Ethereum, like all blockchains, uses a consensus mechanism to ensure that each transaction is validated multiple times and that all validators reach consensus before it is added to the Ethereum Blockchain. This is to ensure that trust is attained at the highest level in an otherwise trustless decentralized environment.

Initially, Ethereum used a Proof of Work consensus mechanism that relied on rigorous computational work by validator nodes (computers) to find the same random number (called a Nonce) for a given transaction.

However, this process consumed a lot of energy and required specialized high-powered computers. As a result, Ethereum switched to Proof of Stake in 2022 via a process named The Merge. This made Ethereum a more energy-efficient chain, reducing the energy required to run it by 99%.

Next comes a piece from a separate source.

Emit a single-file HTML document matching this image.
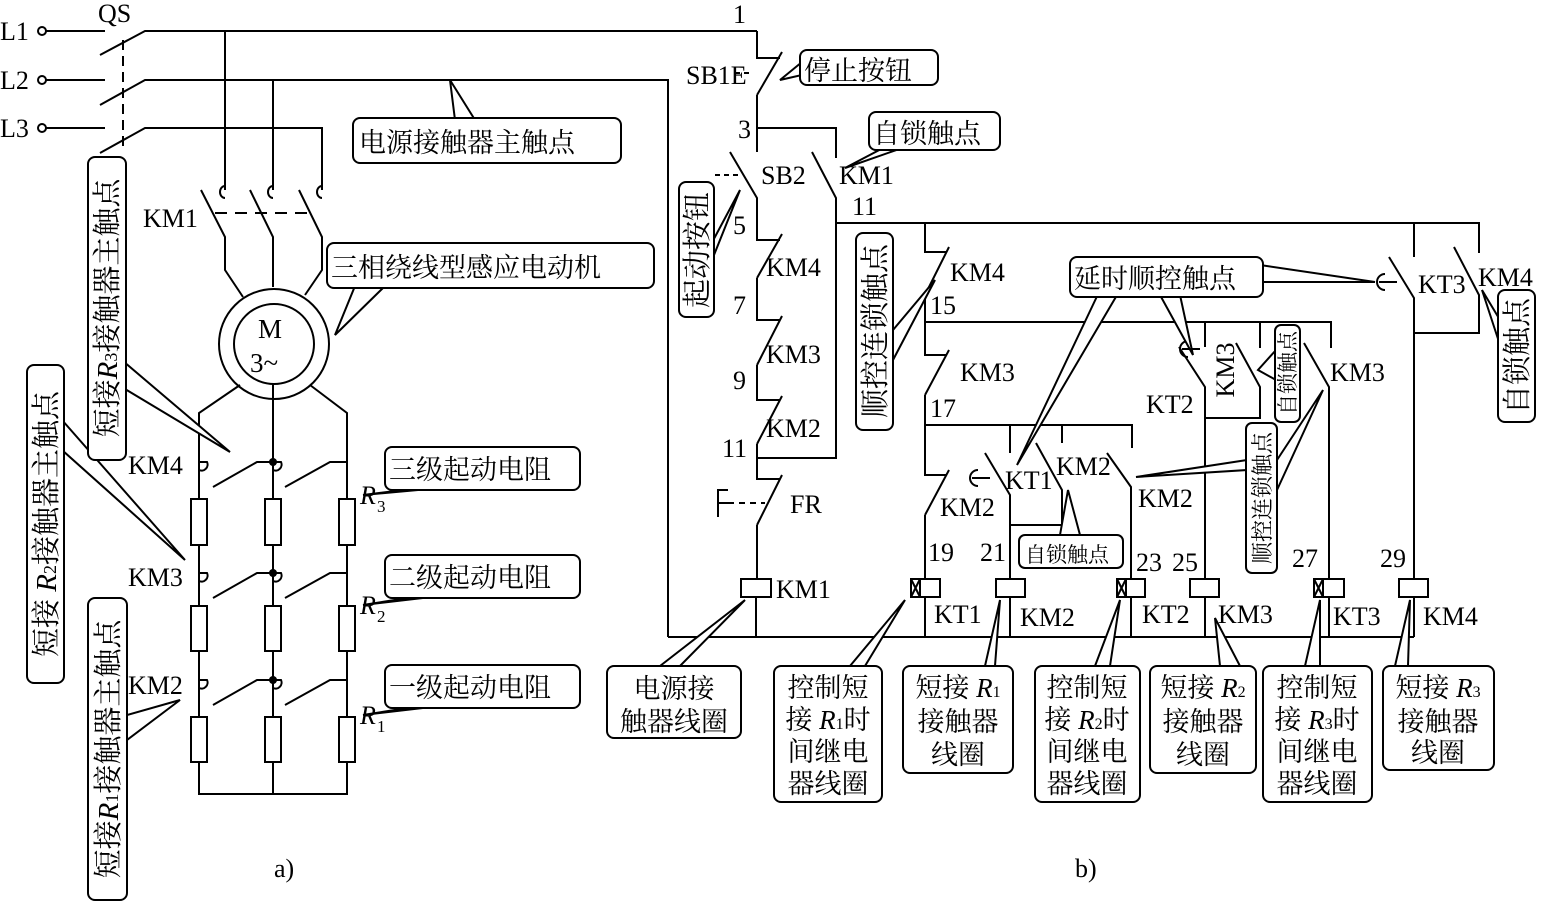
<!DOCTYPE html>
<html><head><meta charset="utf-8"><style>
html,body{margin:0;padding:0;background:#fff}
svg{display:block}
text{font-family:"Liberation Serif","Noto Serif CJK SC",serif;fill:#000}
.c{font-size:27px}
.l{font-size:26px}
.v{font-size:29px}
</style></head><body>
<svg width="1541" height="906" viewBox="0 0 1541 906" xmlns="http://www.w3.org/2000/svg">
<g stroke="#000" stroke-width="2" fill="none">
<!-- ===== a) main circuit ===== -->
<circle cx="42" cy="31" r="4"/><circle cx="42" cy="80" r="4"/><circle cx="42" cy="128" r="4"/>
<path d="M46 31H105M100 55L145 31H757M46 80H105M100 105L145 80H668V637M46 128H105M100 153L145 128H322V190"/>
<path d="M123 40V150" stroke-dasharray="10,6"/>
<path d="M225 31V190M273 80V190M322 128V190"/>
<path d="M225 186a5 6 0 0 0 0 12M273 186a5 6 0 0 0 0 12M322 186a5 6 0 0 0 0 12"/>
<path d="M201 190L225 237V270L243 297M250 190L273 237V287M299 190L322 237V270L305 295"/>
<path d="M215 213H310" stroke-dasharray="12,8"/>
<circle cx="274" cy="344" r="55"/><circle cx="274" cy="344" r="40"/>
<path d="M240 385L199 413V794H347V413L310 385M273 384V794"/>
<path d="M199 462h8a6 6 0 0 1 -8 8M213 487L257 462H273M273 462h8a6 6 0 0 1 -8 8M285 487L330 462H347"/>
<path d="M199 573h8a6 6 0 0 1 -8 8M213 598L257 573H273M273 573h8a6 6 0 0 1 -8 8M285 598L330 573H347"/>
<path d="M199 680h8a6 6 0 0 1 -8 8M213 705L257 680H273M273 680h8a6 6 0 0 1 -8 8M285 705L330 680H347"/>
<g fill="#fff">
<rect x="191" y="499" width="16" height="46"/><rect x="265" y="499" width="16" height="46"/><rect x="339" y="499" width="16" height="46"/>
<rect x="191" y="606" width="16" height="45"/><rect x="265" y="606" width="16" height="45"/><rect x="339" y="606" width="16" height="45"/>
<rect x="191" y="717" width="16" height="45"/><rect x="265" y="717" width="16" height="45"/><rect x="339" y="717" width="16" height="45"/>
</g>
</g>
<g fill="#000"><circle cx="273" cy="462" r="4"/><circle cx="273" cy="573" r="4"/><circle cx="273" cy="680" r="4"/></g>

<!-- ===== b) control circuit ===== -->
<g stroke="#000" stroke-width="2" fill="none">
<path d="M757 31V58H780M757 95L782 52M757 95V152"/>
<path d="M735 73H752" stroke-dasharray="5,4"/>
<path d="M757 128H836V158M812 152L836 198V458H757"/>
<path d="M730 152L757 198V240H780M757 278L782 234M757 278V320H780M757 365L782 316M757 365V400H780M757 444L782 396M757 444V479H780M757 525L782 475M757 525V579"/>
<path d="M715 175H738" stroke-dasharray="5,4"/>
<path d="M728 503H765" stroke-dasharray="6,5"/>
<path d="M728 490H718V503H728M718 503V517"/>
<rect x="741" y="579" width="30" height="18" fill="#fff"/>
<path d="M756 597V637M668 637H1414"/>
<path d="M836 223H1479V253M1454 247L1479 295V333H1414"/>
<path d="M925 223V252H947M925 295L949 247M925 295V355H947M925 395L949 350M925 395V475H947M925 515L949 470M925 515V579"/>
<path d="M925 322H1331V348M925 425H1132V448"/>
<path d="M1010 425V453M985 453L1010 495V579M1062 425V443M1036 443L1062 490V525H1010"/>
<path d="M1107 453L1131 487V579"/>
<path d="M1205 322V347M1179 347L1205 387V579M1260 322V348M1236 343L1260 387V418H1205"/>
<path d="M1304 343L1329 387V579"/>
<path d="M1414 223V257M1389 257L1414 298V579"/>
<path d="M978 470a8 8 0 0 0 0 16M972 478H990M1188 341a8 8 0 0 0 0 16M1182 349H1200M1385 274a8 8 0 0 0 0 16M1379 282H1397"/>
<g fill="#fff">
<rect x="911" y="579" width="29" height="18"/><rect x="996" y="579" width="29" height="18"/>
<rect x="1117" y="579" width="28" height="18"/><rect x="1190" y="579" width="29" height="18"/>
<rect x="1314" y="579" width="30" height="18"/><rect x="1399" y="579" width="29" height="18"/>
</g>
<path d="M920 579V597M911 579L920 597M920 579L911 597M1126 579V597M1117 579L1126 597M1126 579L1117 597M1323 579V597M1314 579L1323 597M1323 579L1314 597"/>
<path d="M925 597V637M1010 597V637M1131 597V637M1205 597V637M1329 597V637M1414 597V637"/>
</g>

<!-- ===== callout pointers ===== -->
<g stroke="#000" stroke-width="2" fill="#fff">
<polygon points="455,120 450,80 475,120"/>
<polygon points="355,286 335,335 385,286"/>
<polygon points="110,350 230,452 110,380"/>
<polygon points="62,420 185,560 62,450"/>
<polygon points="127,715 180,700 127,740"/>
<polygon points="420,488 363,495 440,488"/>
<polygon points="420,596 363,605 440,596"/>
<polygon points="420,706 363,715 440,706"/>
<polygon points="802,62 780,80 802,75"/>
<polygon points="885,147 845,168 905,147"/>
<polygon points="700,265 740,190 700,290"/>
<polygon points="893,330 935,280 893,360"/>
<polygon points="1100,290 1017,465 1120,290"/>
<polygon points="1160,295 1193,355 1180,295"/>
<polygon points="1260,265 1375,282 1260,282"/>
<polygon points="1500,320 1482,290 1500,345"/>
<polygon points="1276,350 1258,370 1276,380"/>
<polygon points="1247,460 1136,477 1247,470"/>
<polygon points="1277,460 1323,390 1277,490"/>
<polygon points="1060,535 1068,490 1080,535"/>
<polygon points="660,666 745,600 680,666"/>
<polygon points="850,666 905,600 865,666"/>
<polygon points="985,666 1000,600 995,666"/>
<polygon points="1095,666 1120,600 1110,666"/>
<polygon points="1215,618 1220,666 1240,666"/>
<polygon points="1305,666 1320,600 1320,666"/>
<polygon points="1395,666 1410,600 1408,666"/>
</g>
<g stroke="#000" stroke-width="2" fill="#fff">
<rect x="353" y="118" width="268" height="45" rx="7"/>
<rect x="327" y="243" width="327" height="45" rx="7"/>
<rect x="88" y="157" width="38" height="303" rx="7"/>
<rect x="27" y="365" width="37" height="318" rx="7"/>
<rect x="88" y="598" width="39" height="302" rx="7"/>
<rect x="385" y="447" width="195" height="43" rx="7"/>
<rect x="385" y="555" width="195" height="43" rx="7"/>
<rect x="385" y="665" width="195" height="43" rx="7"/>
<rect x="800" y="50" width="138" height="35" rx="7"/>
<rect x="869" y="112" width="131" height="38" rx="7"/>
<rect x="679" y="182" width="35" height="135" rx="7"/>
<rect x="856" y="233" width="37" height="197" rx="7"/>
<rect x="1070" y="257" width="193" height="40" rx="7"/>
<rect x="1498" y="290" width="37" height="132" rx="7"/>
<rect x="1275" y="325" width="25" height="97" rx="6"/>
<rect x="1246" y="423" width="31" height="150" rx="6"/>
<rect x="1019" y="535" width="104" height="33" rx="6"/>
<rect x="607" y="666" width="134" height="72" rx="7"/>
<rect x="774" y="666" width="108" height="136" rx="7"/>
<rect x="903" y="666" width="110" height="107" rx="7"/>
<rect x="1035" y="666" width="105" height="136" rx="7"/>
<rect x="1150" y="666" width="106" height="107" rx="7"/>
<rect x="1263" y="666" width="109" height="136" rx="7"/>
<rect x="1383" y="666" width="111" height="104" rx="7"/>
</g>

<!-- ===== text ===== -->
<g class="l">
<text x="0" y="40">L1</text><text x="0" y="89">L2</text><text x="0" y="137">L3</text>
<text x="98" y="22">QS</text>
<text x="143" y="227">KM1</text>
<text x="128" y="474">KM4</text><text x="128" y="586">KM3</text><text x="128" y="694">KM2</text>
<text x="258" y="338" font-size="27">M</text><text x="250" y="372" font-size="27">3~</text>
<text x="360" y="504" font-style="italic">R</text><text x="377" y="512" font-size="17">3</text>
<text x="360" y="614" font-style="italic">R</text><text x="377" y="622" font-size="17">2</text>
<text x="360" y="724" font-style="italic">R</text><text x="377" y="732" font-size="17">1</text>
<text x="274" y="877">a)</text>
<text x="733" y="23">1</text>
<text x="686" y="84">SB1E</text>
<text x="738" y="138">3</text>
<text x="761" y="184">SB2</text><text x="839" y="184">KM1</text>
<text x="852" y="215">11</text>
<text x="733" y="234">5</text><text x="766" y="276">KM4</text>
<text x="733" y="314">7</text><text x="766" y="363">KM3</text>
<text x="733" y="389">9</text><text x="766" y="437">KM2</text>
<text x="722" y="457">11</text>
<text x="790" y="513">FR</text>
<text x="776" y="598">KM1</text>
<text x="950" y="281">KM4</text><text x="930" y="314">15</text>
<text x="960" y="381">KM3</text><text x="930" y="417">17</text>
<text x="940" y="516">KM2</text>
<text x="1005" y="489">KT1</text><text x="1056" y="475">KM2</text>
<text x="1138" y="507">KM2</text>
<text x="1146" y="413">KT2</text>
<text x="1330" y="381">KM3</text>
<text x="1418" y="293">KT3</text><text x="1478" y="286">KM4</text>
<text x="928" y="561">19</text><text x="980" y="561">21</text>
<text x="1136" y="571">23</text><text x="1172" y="571">25</text>
<text x="1292" y="567">27</text><text x="1380" y="567">29</text>
<text x="934" y="623">KT1</text><text x="1020" y="626">KM2</text>
<text x="1142" y="623">KT2</text><text x="1218" y="623">KM3</text>
<text x="1333" y="625">KT3</text><text x="1423" y="625">KM4</text>
<text x="1075" y="877">b)</text>
</g>
<text x="1225" y="370" class="l" text-anchor="middle" transform="rotate(-90 1225 370)" dy="9">KM3</text>

<g class="c">
<text x="359" y="152">电源接触器主触点</text>
<text x="331" y="277">三相绕线型感应电动机</text>
<text x="389" y="479">三级起动电阻</text>
<text x="389" y="587">二级起动电阻</text>
<text x="389" y="697">一级起动电阻</text>
<text x="804" y="80">停止按钮</text>
<text x="873" y="143">自锁触点</text>
<text x="1074" y="288">延时顺控触点</text>
</g>
<text x="1025" y="562" font-size="21">自锁触点</text>

<!-- vertical (rotated) labels -->
<g class="v" text-anchor="middle">
<text x="107" y="318" transform="rotate(-90 107 308)">短接<tspan font-style="italic">R</tspan><tspan font-size="18">3</tspan>接触器主触点</text>
<text x="46" y="534" transform="rotate(-90 46 524)">短接 <tspan font-style="italic">R</tspan><tspan font-size="18">2</tspan>接触器主触点</text>
<text x="108" y="759" transform="rotate(-90 108 749)">短接<tspan font-style="italic">R</tspan><tspan font-size="18">1</tspan>接触器主触点</text>
<text x="697" y="260" transform="rotate(-90 697 250)">起动按钮</text>
<text x="875" y="341" transform="rotate(-90 875 331)">顺控连锁触点</text>
<text x="1517" y="366" transform="rotate(-90 1517 356)">自锁触点</text>
</g>
<g text-anchor="middle">
<text x="1288" y="380" font-size="21" transform="rotate(-90 1288 373)">自锁触点</text>
<text x="1262" y="506" font-size="22" transform="rotate(-90 1262 498)">顺控连锁触点</text>
</g>
<g class="c" text-anchor="middle">
<text x="674" y="698">电源接</text><text x="674" y="731">触器线圈</text>
<text x="828" y="697">控制短</text><text x="828" y="729">接 <tspan font-style="italic">R</tspan><tspan font-size="16">1</tspan>时</text><text x="828" y="761">间继电</text><text x="828" y="793">器线圈</text>
<text x="958" y="697">短接 <tspan font-style="italic">R</tspan><tspan font-size="16">1</tspan></text><text x="958" y="731">接触器</text><text x="958" y="764">线圈</text>
<text x="1087" y="697">控制短</text><text x="1087" y="729">接 <tspan font-style="italic">R</tspan><tspan font-size="16">2</tspan>时</text><text x="1087" y="761">间继电</text><text x="1087" y="793">器线圈</text>
<text x="1203" y="697">短接 <tspan font-style="italic">R</tspan><tspan font-size="16">2</tspan></text><text x="1203" y="731">接触器</text><text x="1203" y="764">线圈</text>
<text x="1317" y="697">控制短</text><text x="1317" y="729">接 <tspan font-style="italic">R</tspan><tspan font-size="16">3</tspan>时</text><text x="1317" y="761">间继电</text><text x="1317" y="793">器线圈</text>
<text x="1438" y="697">短接 <tspan font-style="italic">R</tspan><tspan font-size="16">3</tspan></text><text x="1438" y="731">接触器</text><text x="1438" y="762">线圈</text>
</g>
</svg>
</body></html>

Different Layers of Ethereum

Layer 0

Layer 0 is the foundational architecture of any Blockchain and comprises the software and protocols that run it. In the case of Ethereum, the layer zero is the Ethereum Virtual Machine.

Example – EVM, Cosmos SDK

Layer 1

Layer-1 is the independent Blockchain that processes and finalizes its own transactions and does not require any external computational assistance. Each Layer-1 has its own or shares a virtual machine with other chains. For example, the Ethereum Virtual Machine originally belongs to the Ethereum Blockchain ( a Layer-1 chain) but is also used by most Layer-2 chains.

Example – Ethereum, Bitcoin, Algorand, XRPL

Layer 2

Layer-2 chains are dependent blockchains that rely on layer-1 chains to finalize their transactions. These chains are often built with speed in mind and therefore have lower security, which necessitates using a Layer-1 chain to finalize their transactions.

Example – Arbitrum, Optimism, Polygon, Linea, etc.

Layer 3

Layer-3 networks are specialized decentralized applications that run on multiple similar chains. Opposed to layer-1 and layer-2, they are not blockchains, but rather networks.